People use the phrase casually now. She’s so awakened. He’s on a spiritual journey. It gets posted beneath sunrise photos and crystal collections and quotes about vibrations. And I don’t say that to dismiss any of it — but I do want to say: what I mean when I use that word is something different. Something quieter and harder and less beautiful at first.
I want to tell you what it actually felt like.
For most of my life, I moved through the world with a kind of low hum of wrongness that I couldn’t name. I knew something was off — in my body, in my patterns, in the way I kept ending up in familiar pain wearing different faces. I was functional. I was capable. I was also, in ways I couldn’t yet see, sleepwalking.
Spiritual awakening, for me, did not begin with peace. It began with seeing.
It began the first time I looked at a pattern in my life and traced it all the way back — not to blame anyone, but to understand. To see the shape of the thing. To say: this was handed to me. This was not mine to begin with. And I have been carrying it as if it were.
That moment of seeing — that is where I locate the beginning of my awakening.
Here is what I have come to believe it means:
To be spiritually awakened is to become conscious — of yourself, of your wounds, of the invisible threads that run between your childhood and your present-day choices. It is not about becoming enlightened in some untouchable, transcendent way. It is about becoming real. More honest. More present inside your own life.
It is the moment you stop outsourcing your pain to busyness, to people-pleasing, to the performance of being fine.
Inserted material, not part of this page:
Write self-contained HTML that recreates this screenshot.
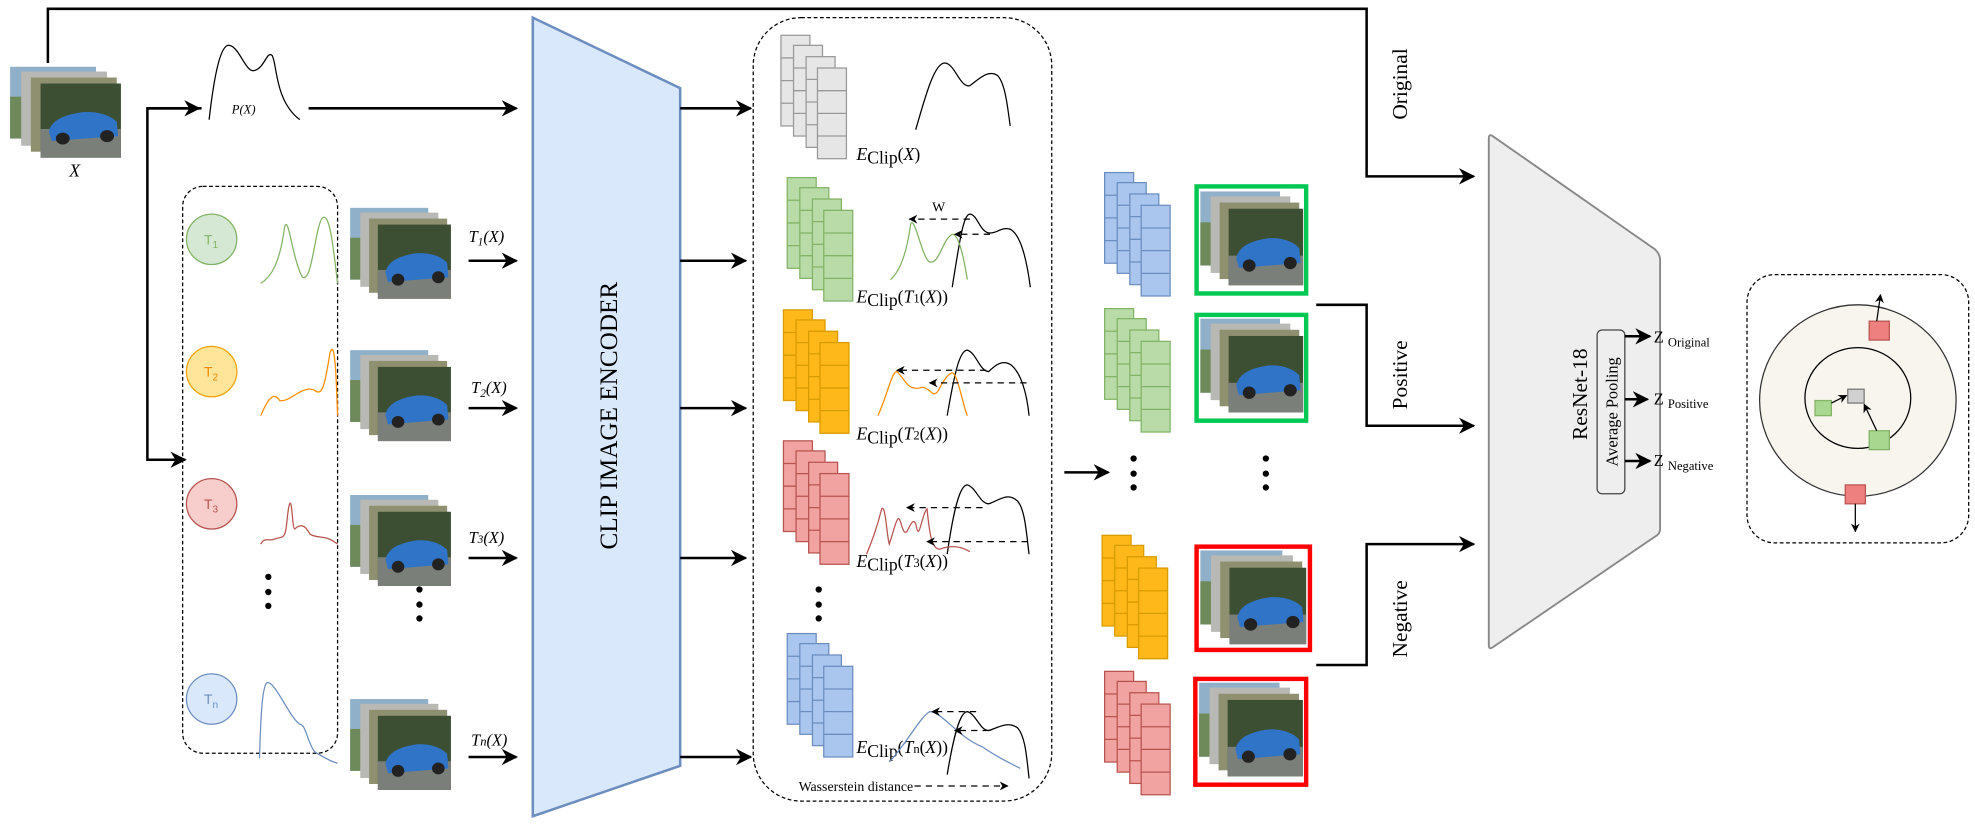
<!DOCTYPE html>
<html><head><meta charset="utf-8"><style>
html,body{margin:0;padding:0;background:#fff;}
svg{display:block;}
text{font-family:"Liberation Serif",serif;}
</style></head><body>
<svg width="1975" height="825" viewBox="0 0 1568 655" xmlns="http://www.w3.org/2000/svg">
<defs>
<marker id="ah" viewBox="0 0 10 10" refX="9" refY="5" markerWidth="7" markerHeight="7" orient="auto" markerUnits="userSpaceOnUse"><path d="M0,0 L10,5 L0,10 L3,5 z" fill="#000"/></marker>
<marker id="ab" viewBox="0 0 10 10" refX="9" refY="5" markerWidth="13" markerHeight="13" orient="auto" markerUnits="userSpaceOnUse"><path d="M0,0 L10,5 L0,10 L3,5 z" fill="#000"/></marker>
<g id="img">
 <rect x="0" y="0" width="62" height="60" fill="#8fb0c8"/>
 <rect x="0" y="25" width="62" height="35" fill="#6f8a5a"/>
 <rect x="8" y="4" width="62" height="62" fill="#b8b8b4"/>
 <rect x="15" y="9" width="62" height="62" fill="#8f9070"/>
 <rect x="22" y="14" width="58" height="62" fill="#3c4f33"/>
 <rect x="22" y="52" width="58" height="24" fill="#7b7f7a"/>
 <path d="M28,54 C30,44 40,40 52,38 C62,37 72,40 77,46 L78,58 L30,62 z" fill="#2f74c6"/>
 <circle cx="38" cy="60" r="5" fill="#222"/><circle cx="70" cy="58" r="5" fill="#222"/>
</g>
<g id="fs">
 <rect x="0" y="0" width="23" height="72"/><path d="M0,18h23M0,36h23M0,54h23" fill="none"/>
 <rect x="10" y="8" width="23" height="72"/><path d="M10,26h23M10,44h23M10,62h23" fill="none"/>
 <rect x="20" y="17" width="23" height="72"/><path d="M20,35h23M20,53h23M20,71h23" fill="none"/>
 <rect x="29" y="26" width="23" height="72"/><path d="M29,44h23M29,62h23M29,80h23" fill="none"/>
</g>
</defs>

<path d="M38,50 V7 H1085 V140 H1170" fill="none" stroke="#000" stroke-width="2" marker-end="url(#ab)"/>
<text transform="translate(1117,95) rotate(-90)" font-size="17">Original</text>

<use href="#img" transform="translate(8,53) scale(1.1,0.95)"/>
<text x="55" y="140" font-size="14" font-style="italic">X</text>

<path d="M160,86 H117 V365 H147" fill="none" stroke="#000" stroke-width="2" marker-end="url(#ab)"/>
<path d="M117,86 H158" fill="none" stroke="#000" stroke-width="2" marker-end="url(#ab)"/>
<path d="M166,95 C170,60 175,35 182,36 C190,37 195,58 202,56 C210,54 212,40 216,44 C220,50 218,80 238,95" fill="none" stroke="#000" stroke-width="1"/>
<text x="184" y="90" font-size="10" font-style="italic">P(X)</text>
<path d="M245,86 H410" fill="none" stroke="#000" stroke-width="2" marker-end="url(#ab)"/>

<rect x="145" y="148" width="123" height="450" rx="16" fill="none" stroke="#000" stroke-dasharray="3,2" stroke-width="1"/>
<circle cx="168" cy="190" r="20" fill="#d5e8d4" stroke="#82b366"/><text x="162" y="194" font-size="11" fill="#82b366" style="font-family:'Liberation Sans'">T<tspan font-size="8" dy="3">1</tspan></text>
<circle cx="168" cy="295" r="20" fill="#ffe599" stroke="#f0a30a"/><text x="162" y="299" font-size="11" fill="#e68a00" style="font-family:'Liberation Sans'">T<tspan font-size="8" dy="3">2</tspan></text>
<circle cx="168" cy="400" r="20" fill="#f8cecc" stroke="#b85450"/><text x="162" y="404" font-size="11" fill="#b85450" style="font-family:'Liberation Sans'">T<tspan font-size="8" dy="3">3</tspan></text>
<circle cx="168" cy="555" r="20" fill="#dae8fc" stroke="#6c8ebf"/><text x="162" y="559" font-size="11" fill="#6c8ebf" style="font-family:'Liberation Sans'">T<tspan font-size="8" dy="3">n</tspan></text>
<g fill="#000"><circle cx="213" cy="458" r="2.5"/><circle cx="213" cy="470" r="2.5"/><circle cx="213" cy="481" r="2.5"/></g>
<path d="M207,225 C215,220 222,210 226,180 C229,170 232,205 240,220 C248,225 250,180 256,173 C262,168 265,200 268,225" fill="none" stroke="#82b366"/>
<path d="M207,330 C212,318 217,310 222,318 C230,320 240,305 250,310 C256,315 258,305 262,280 C266,268 267,300 268,330" fill="none" stroke="#ff8c00"/>
<path d="M207,432 C210,426 214,430 218,428 C222,426 224,428 226,424 C228,420 228,404 230,400 C232,396 232,420 234,420 C238,416 242,416 246,424 C252,428 258,424 268,432" fill="none" stroke="#b85450"/>
<path d="M206,602 C207,570 208,545 212,542 C218,540 230,570 238,575 C243,575 244,590 250,597 C258,602 264,605 268,606" fill="none" stroke="#6c8ebf"/>

<use href="#img" transform="translate(278,165) scale(1,0.95)"/>
<use href="#img" transform="translate(278,278) scale(1,0.95)"/>
<use href="#img" transform="translate(278,393) scale(1,0.95)"/>
<use href="#img" transform="translate(278,555) scale(1,0.95)"/>
<g fill="#000"><circle cx="333" cy="468" r="2.5"/><circle cx="333" cy="480" r="2.5"/><circle cx="333" cy="491" r="2.5"/></g>
<g font-size="13" font-style="italic">
<text x="372" y="192">T<tspan font-size="9" dy="3">1</tspan><tspan dy="-3">(X)</tspan></text>
<text x="374" y="312">T<tspan font-size="9" dy="3">2</tspan><tspan dy="-3">(X)</tspan></text>
<text x="372" y="431">T<tspan font-size="9">3</tspan>(X)</text>
<text x="374" y="592">T<tspan font-size="10">n</tspan>(X)</text>
</g>
<g stroke="#000" stroke-width="2" marker-end="url(#ab)">
<path d="M372,207 H410"/><path d="M372,324 H410"/><path d="M372,443 H410"/><path d="M372,601 H410"/>
</g>

<polygon points="423,14 540,70 540,608 423,648" fill="#dae8fc" stroke="#6c8ebf" stroke-width="2"/>
<text transform="translate(490,330) rotate(-90)" font-size="20" text-anchor="middle">CLIP  IMAGE  ENCODER</text>
<g stroke="#000" stroke-width="2" marker-end="url(#ab)">
<path d="M540,86 H596"/><path d="M540,207 H592"/><path d="M540,324 H592"/><path d="M540,443 H592"/><path d="M540,601 H596"/>
</g>

<rect x="598" y="14" width="237" height="622" rx="38" fill="none" stroke="#000" stroke-dasharray="3,2"/>
<use href="#fs" transform="translate(620,28)" fill="#e6e6e6" stroke="#999"/>
<use href="#fs" transform="translate(625,141)" fill="#b9dba8" stroke="#82b366"/>
<use href="#fs" transform="translate(622,246)" fill="#ffb81a" stroke="#d79b00"/>
<use href="#fs" transform="translate(622,350)" fill="#f1a3a1" stroke="#b85450"/>
<use href="#fs" transform="translate(625,503)" fill="#aac6ef" stroke="#6c8ebf"/>
<g fill="#000"><circle cx="650" cy="468" r="2.5"/><circle cx="650" cy="480" r="2.5"/><circle cx="650" cy="491" r="2.5"/></g>
<g font-size="14">
<text x="680" y="127"><tspan font-style="italic">E</tspan><tspan dy="3">Clip</tspan><tspan dy="-3">(</tspan><tspan font-style="italic">X</tspan>)</text>
<text x="680" y="240"><tspan font-style="italic">E</tspan><tspan dy="3">Clip</tspan><tspan dy="-3">(</tspan><tspan font-style="italic">T</tspan><tspan font-size="10">1</tspan>(<tspan font-style="italic">X</tspan>))</text>
<text x="680" y="349"><tspan font-style="italic">E</tspan><tspan dy="3">Clip</tspan><tspan dy="-3">(</tspan><tspan font-style="italic">T</tspan><tspan font-size="10">2</tspan>(<tspan font-style="italic">X</tspan>))</text>
<text x="680" y="450"><tspan font-style="italic">E</tspan><tspan dy="3">Clip</tspan><tspan dy="-3">(</tspan><tspan font-style="italic">T</tspan><tspan font-size="10">3</tspan>(<tspan font-style="italic">X</tspan>))</text>
<text x="680" y="598"><tspan font-style="italic">E</tspan><tspan dy="3">Clip</tspan><tspan dy="-3">(</tspan><tspan font-style="italic">T</tspan><tspan font-size="10">n</tspan>(<tspan font-style="italic">X</tspan>))</text>
</g>
<g fill="none" stroke="#000" stroke-width="1">
<path d="M727,103 C735,75 742,50 750,50 C758,50 762,70 770,68 C778,62 785,55 792,60 C798,66 800,85 802,100"/>
<path d="M756,228 C762,190 765,170 770,170 C776,170 778,185 786,185 C792,185 795,180 802,182 C810,186 815,205 818,228"/>
<path d="M752,330 C758,295 762,278 768,278 C775,280 778,295 785,295 C790,290 796,285 803,290 C810,296 815,310 817,330"/>
<path d="M752,440 C757,405 762,385 768,385 C775,387 778,400 785,400 C792,398 800,390 808,398 C814,405 815,425 817,440"/>
<path d="M752,615 C757,585 762,565 768,565 C775,567 778,580 785,580 C792,578 800,572 808,578 C814,585 815,600 817,618"/>
</g>
<path d="M707,222 C715,215 720,200 723,178 C726,170 732,205 738,208 C746,210 748,190 756,186 C762,186 766,210 768,222" fill="none" stroke="#82b366"/>
<path d="M697,330 C704,315 708,295 712,295 C718,300 720,310 730,308 C738,305 740,318 745,310 C750,300 754,296 756,296 C760,296 764,320 768,330" fill="none" stroke="#ff8c00"/>
<path d="M688,440 C692,430 696,420 700,404 C703,400 704,425 706,432 C710,420 712,410 714,412 C716,416 717,425 720,422 C724,414 726,410 728,420 C730,428 732,408 736,404 C738,425 740,436 746,436 C752,434 760,432 770,438" fill="none" stroke="#b85450"/>
<path d="M706,605 C720,590 730,570 738,565 C748,565 760,585 780,593 C790,600 800,605 810,610" fill="none" stroke="#6c8ebf"/>
<g stroke="#000" stroke-width="1" stroke-dasharray="5,4" fill="none" marker-end="url(#ah)">
<path d="M770,174 H722"/><path d="M786,186 H758"/>
<path d="M783,294 H712"/><path d="M815,304 H738"/>
<path d="M780,403 H720"/><path d="M816,430 H736"/>
<path d="M775,565 H740"/><path d="M785,580 H758"/>
<path d="M726,624 H800"/>
</g>
<text x="740" y="168" font-size="11">W</text>
<text x="634" y="628" font-size="11">Wasserstein distance</text>

<path d="M845,375 H880" stroke="#000" stroke-width="2" marker-end="url(#ab)"/>
<g fill="#000"><circle cx="900" cy="364" r="2.5"/><circle cx="900" cy="376" r="2.5"/><circle cx="900" cy="387" r="2.5"/>
<circle cx="1005" cy="364" r="2.5"/><circle cx="1005" cy="376" r="2.5"/><circle cx="1005" cy="387" r="2.5"/></g>
<use href="#fs" transform="translate(877,137)" fill="#aac6ef" stroke="#6c8ebf"/>
<use href="#fs" transform="translate(877,245)" fill="#b9dba8" stroke="#82b366"/>
<use href="#fs" transform="translate(875,425)" fill="#ffb81a" stroke="#d79b00"/>
<use href="#fs" transform="translate(877,533)" fill="#f1a3a1" stroke="#b85450"/>
<rect x="950" y="148" width="87" height="85" fill="#fff" stroke="#00c853" stroke-width="3.5"/>
<use href="#img" transform="translate(953,152) scale(1.02,0.98)"/>
<rect x="950" y="250" width="87" height="84" fill="#fff" stroke="#00c853" stroke-width="3.5"/>
<use href="#img" transform="translate(953,253) scale(1.02,0.98)"/>
<rect x="950" y="434" width="90" height="82" fill="#fff" stroke="#ff0000" stroke-width="3.5"/>
<use href="#img" transform="translate(953,437) scale(1.05,0.98)"/>
<rect x="949" y="539" width="88" height="84" fill="#fff" stroke="#ff0000" stroke-width="3.5"/>
<use href="#img" transform="translate(952,542) scale(1.03,0.98)"/>

<path d="M1045,242 H1085 V338 H1170" fill="none" stroke="#000" stroke-width="2" marker-end="url(#ab)"/>
<path d="M1045,528 H1085 V432 H1170" fill="none" stroke="#000" stroke-width="2" marker-end="url(#ab)"/>
<text transform="translate(1117,325) rotate(-90)" font-size="17">Positive</text>
<text transform="translate(1117,522) rotate(-90)" font-size="17">Negative</text>

<path d="M1182,110 Q1182,106 1185,108 L1314,198 Q1318,202 1318,206 L1318,420 Q1318,424 1314,426 L1185,514 Q1182,516 1182,512 Z" fill="#eeeeee" stroke="#888" stroke-width="1.5"/>
<text transform="translate(1260,313) rotate(-90)" font-size="17" text-anchor="middle">ResNet-18</text>
<rect x="1268" y="262" width="22" height="130" rx="4" fill="#eeeeee" stroke="#444"/>
<text transform="translate(1284,327) rotate(-90)" font-size="13" text-anchor="middle">Average Pooling</text>
<g stroke="#000" stroke-width="2" marker-end="url(#ab)"><path d="M1290,267 H1310"/><path d="M1290,317 H1308"/><path d="M1290,366 H1310"/></g>
<g font-size="13"><text x="1313" y="272">Z <tspan font-size="10" dy="3">Original</tspan></text>
<text x="1313" y="321">Z <tspan font-size="10" dy="3">Positive</tspan></text>
<text x="1313" y="370">Z <tspan font-size="10" dy="3">Negative</tspan></text></g>

<rect x="1387" y="218" width="176" height="213" rx="22" fill="none" stroke="#000" stroke-dasharray="3,2"/>
<ellipse cx="1475" cy="318" rx="78" ry="76" fill="#f7f5ee" stroke="#333"/>
<ellipse cx="1475" cy="316" rx="42" ry="40" fill="none" stroke="#000"/>
<rect x="1467" y="309" width="13" height="11" fill="#d0d0d0" stroke="#777"/>
<rect x="1441" y="318" width="13" height="12" fill="#a8d88f" stroke="#82b366"/>
<rect x="1484" y="342" width="16" height="15" fill="#a8d88f" stroke="#82b366"/>
<rect x="1484" y="255" width="16" height="15" fill="#ee8080" stroke="#b85450"/>
<rect x="1465" y="385" width="16" height="15" fill="#ee8080" stroke="#b85450"/>
<g stroke="#000" stroke-width="1" marker-end="url(#ah)">
<path d="M1490,255 L1493,234"/><path d="M1473,400 L1473,422"/>
<path d="M1454,320 L1466,314"/><path d="M1490,342 L1480,321"/>
</g>
</svg>
</body></html>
It is the moment you look at the cycles in your family — the rage, the silence, the ways love got tangled up with fear — and you say: I can see this now. And because I can see it, I have a choice.
That choice — that is the sacred part.
What no one tells you about awakening is how lonely it can be at first.
When you begin to see clearly, you often begin to see what others around you cannot or will not. You may find yourself in rooms where everyone is still asleep and you are the one who cannot go back. You may reach for your people — the ones you grew up with, the ones who share your history — and find that they are not ready to meet you where you are.
This is one of the deepest griefs of the journey. The solitude of being the one who woke up first.
If you are sitting with that grief right now, I want you to know: it is real. It is valid. And it does not mean you did something wrong. It means you were brave enough to look.
I also want to name what awakening is not.
It is not a destination. There is no moment when you have fully arrived, when you are permanently above your wounds, when you never contract back into old fears. I still have days when something triggers the old thing — the child-bracing, the shrinking, the voice that says you are too much or not enough. Awakening does not erase that. But it does mean that I can usually catch it now. I can say: I know what this is. I know where it came from. I do not have to be ruled by it.
That catching — that small, steady return to consciousness — is the practice. Over and over again, for the rest of your life.
What I mean when I say I am spiritually awakened is this:
I am someone who has chosen to look at my life with open eyes. I am someone who has decided that the pain stops here — not just for me, but for the ones who come after me. I am someone who believes that healing is not just personal; it is ancestral. It moves through time.
I believe in the sacred work of becoming honest with yourself. I believe that empathy — real empathy, not the performance of it — requires that you first learn to feel your own pain clearly.
And I believe that you are here, reading this, because something in you already knows what I am talking about.
You may already be more awake than you realize.
The path forward is not about becoming someone else. It is about coming home to who you were always meant to be — before the world taught you to be afraid of her.
Welcome to Finding Solace. I’m glad you’re here.